When people criticize Israeli policy, or U.S. policy toward Israel, there’s an organized network of voices in the media and elsewhere who try to smear them as motivated by anti-semitism. The point of these tactics is not just to try to win an argument, but to actually frighten people who might otherwise be inclined to make such criticisms out of offering them. This smear gang used to be extremely effective across the board, but in recent years there’s been a lot of decline in its efficacy as regards the punditsphere, though it still succeeds in generating near-uniformity in the states views of elected officials and politicians.

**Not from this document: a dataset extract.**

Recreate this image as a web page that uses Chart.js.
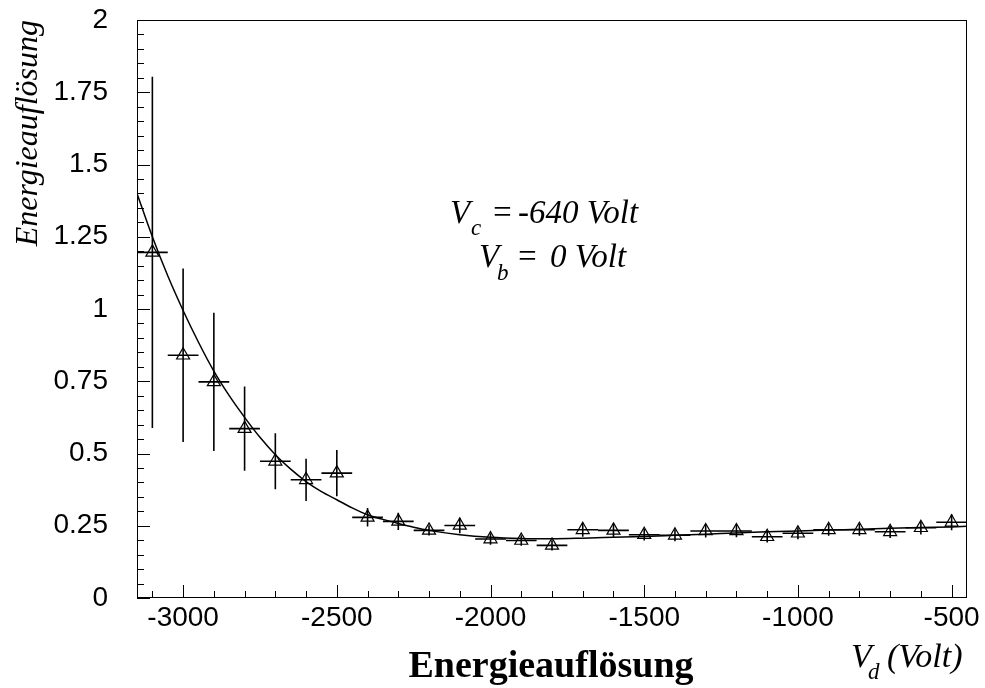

Recently, Jon Chait’s been on a somewhat weird quest to simultaneously engage in some of this smearing while also saying that people should stop complaining about the smearing because it’s not as effective as it used to be. I haven’t really wanted to wade into the controversy surrounding his writing on this subject even though my name’s been kicked around a lot in the course of the controversy, because honestly I find the whole thing to be painfully “meta.” I’d much rather discuss what policy steps the United States ought to take in the region. But I basically endorse everything Eric Alterman has to say on the subject.
CORRECTION: To accuse Chait of “smearing” anyone here is much too strong. The New Republic publishes a lot of smear-oriented commentary on Israel’s critics, but Chait’s article and his writing on this subject more generally is much more restrained—I just disagree with his point of view and sense of what’s important in this debate.